I am happy to say that I have officially survived my first 24 hours in Denmark.

I spent over 14 hours in airports and on planes. After running into a couple of other DIS students, I almost missed my plane to Heathrow. Once on said plane, I found that I was seated next to an 8-year-old boy traveling to London by himself, and it was his first time flying. Besides having to listen to the constant beeping of his gameboy, I was woken continuously on the hour when flight attendants came to check on him. This continued until around two, when he finally fell asleep on the floor, curled up around my leg. I believe this to be too heavy a price for a single, solitary hour of sleep.
Heathrow was disasterous. We had somehow mangaged to get there a half an hour earlier than expected, but due to the insane security back-ups to transfer flights within Heathrow, I quite literally ended up walking off the first flight to walk directly onto the bus that took me to the second. If that first flight hadn't made it there early, I am quite sure that I would have been standing in security missing my flight to Copenhagen.
As it was, we ended up leaving a little bit late, and consequently, got in to Copenhagen late as well. I spent over an hour watching luggage circle, due to the luggage from three different flights from Heathrow being directed to the same conveyor belt. While this did limit confusion as to which flight was at which belt, I was more than a little put out that I had to wait so long for my suitcases.
After more confusion concerning telephones, kroners, and calling cards I managed to get out of the airport and into a taxi. Upon my arrival at my kollegium (rough equivalent: a dorm), I was given a key and the instructions for the telephone in my room.
After a mere half an hour of unpacking, DIS took all the DIS students in our kollegium out to dinner together. While eating our free food, we got to talking about how badly we wanted to see the Copenhagen outside of the airport. Thus, instead of going back to our rooms and unpacking/sleeping/showering (which none of us had done in well over 24 hours), we found ourselves attempting to navigate the train system, something none of us had a clue about. So we guessed, correctly as it turned out.
Being a Sunday night in Denmark, and after 10 pm, we found that there were not many non-7-11's open. Eventually we did find a self-proclaimed "Scottish Pub," showing ''The Crow III' and playing Ricky Martin music. It even had a singing moose. After consuming approximately one beer each and watching the locals and the singing moose, we caught the last bus back to Albertslund, walked home in the rain, and promptly fell asleep.

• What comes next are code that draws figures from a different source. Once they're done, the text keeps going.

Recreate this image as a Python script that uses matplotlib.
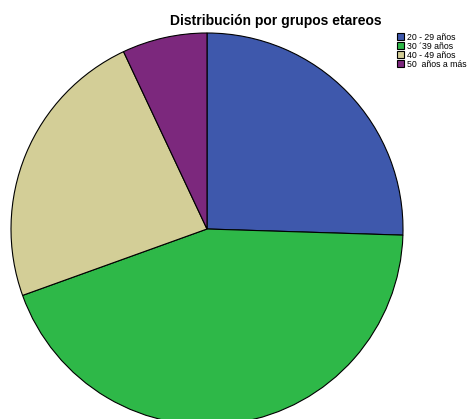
import matplotlib.pyplot as plt

# Age group distribution (percent)
groups = ["20 - 29 años", "30 ´39 años", "40 - 49 años", "50  años a más"]
shares = [25.5, 44.0, 23.5, 7.0]
colors = ["#3E58AC", "#2EB848", "#D3CE97", "#7C287D"]

plt.rcParams['font.family'] = ['Liberation Sans', 'DejaVu Sans']

fig = plt.figure(figsize=(4.77, 4.19), dpi=100)
ax = fig.add_axes([0, 0, 1, 1])

wedges, _ = ax.pie(shares, colors=colors, startangle=90, counterclock=False,
                   radius=1.0, wedgeprops=dict(edgecolor="black", linewidth=0.8))

# place pie centre and radius in pixel terms
r = 196.0
ax.set_xlim(-207 / r, (477 - 207) / r)
ax.set_ylim(-(419 - 229) / r, 229 / r)
ax.set_aspect('auto')
ax.axis('off')

fig.text(276 / 477, 1 - 21 / 419, "Distribución por grupos etareos",
         ha="center", va="center", fontsize=10, fontweight="bold")

fig.legend(wedges, groups, loc="upper left", bbox_to_anchor=(397 / 477, 1 - 33 / 419),
           frameon=False, fontsize=6.3, handlelength=0.85, handleheight=0.85,
           handletextpad=0.25, labelspacing=0.0, borderaxespad=0, borderpad=0)

fig.savefig("out.png", dpi=100)
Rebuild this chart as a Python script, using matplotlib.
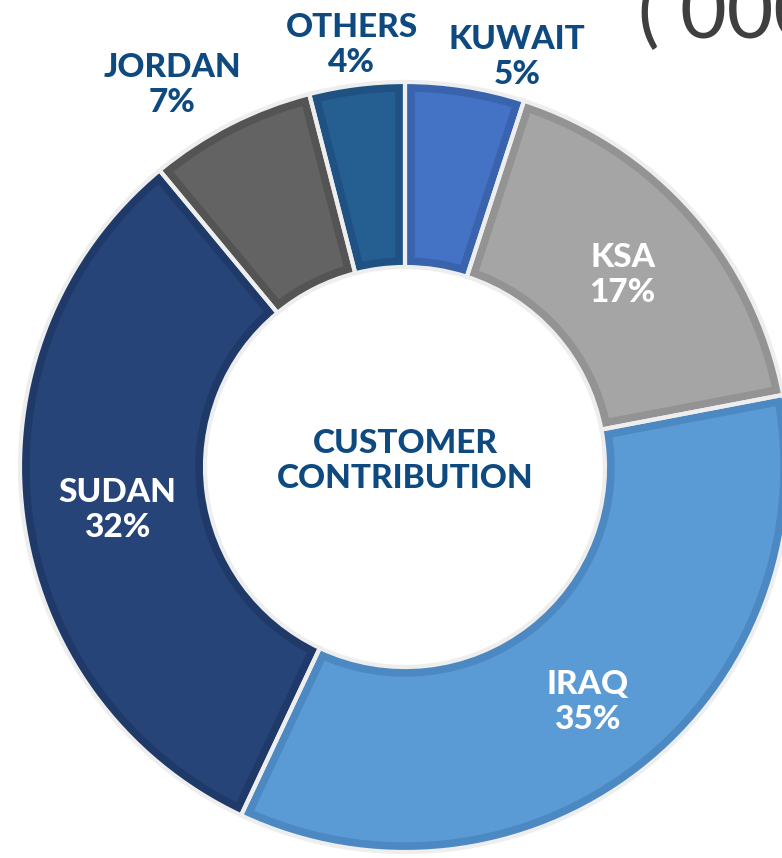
import numpy as np
import matplotlib.pyplot as plt

# customer contribution shares, clockwise from 12 o'clock
countries = ['KUWAIT', 'KSA', 'IRAQ', 'SUDAN', 'JORDAN', 'OTHERS']
shares = [5, 17, 35, 32, 7, 4]
fills = ['#4472C4', '#A5A5A5', '#5B9BD5', '#264478', '#636363', '#255E91']
rims = ['#3A63AE', '#939393', '#4C89C2', '#1F3A68', '#545454', '#1F5183']
inside = [False, True, True, True, False, False]
# outside labels sit off the wedge middle a little
label_r = [425, 290, 298, 291, 447, 425]
label_shift = [-6.3, 0, 0, 1.3, 4.4, 0]

W, H = 782, 858
cx, cy = 405, H - 467
R, r_in = 385, 200

plt.rcParams['font.family'] = ['Lato', 'DejaVu Sans']

fig = plt.figure(figsize=(W / 100, H / 100), dpi=100)
fig.patch.set_facecolor('white')
ax = fig.add_axes([0, 0, 1, 1])

wedges, _ = ax.pie(shares, colors=fills, startangle=90, counterclock=False,
                   radius=R, center=(cx, cy),
                   wedgeprops=dict(width=R - r_in, linewidth=0))
for w, rc in zip(wedges, rims):
    # darker rim drawn only on the inside of each wedge
    w.set_edgecolor(rc)
    w.set_linewidth(14)
    w.set_clip_path(w)
    w.set_clip_on(True)

# light gaps between the wedges
ax.pie(shares, colors=['none'] * len(shares), startangle=90, counterclock=False,
       radius=R, center=(cx, cy),
       wedgeprops=dict(width=R - r_in, edgecolor='#EEEEEE', linewidth=3,
                       facecolor='none'))

for w, name, s, ins, rr, sh in zip(wedges, countries, shares, inside,
                                   label_r, label_shift):
    mid = np.deg2rad((w.theta1 + w.theta2) / 2 + sh)
    x = cx + rr * np.cos(mid)
    y = cy + rr * np.sin(mid)
    ax.text(x, y, f'{name}\n{s}%', ha='center', va='center',
            fontsize=24, fontweight='black', linespacing=1.25,
            color='white' if ins else '#0E4A80')

ax.text(cx, cy + 6, 'CUSTOMER\nCONTRIBUTION', ha='center', va='center',
        fontsize=24, fontweight='black', linespacing=1.22, color='#0E4A80')

# cut-off heading at the top right of the slide
ax.text(638, H - 38, '( 000', ha='left', va='baseline', fontsize=58,
        color='#3F3F3F')

ax.set_xlim(0, W)
ax.set_ylim(0, H)
ax.set_aspect('equal')
ax.axis('off')

fig.savefig('out.png', dpi=100, facecolor=fig.get_facecolor())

My kollegium is only about 20 minutes away from the city proper, and the train station is a five minute walk, next to a grocery store, conveinence store, and a Danish blockbuster. Most of the kollegiums are not near so many things, nor are they so close to a train station which is so close to the city (on average, most kollegiums are about 40 minutes away, but sometimes you end up with a commute that's over an hour long). Conclusion: I am lucky to live at DIK.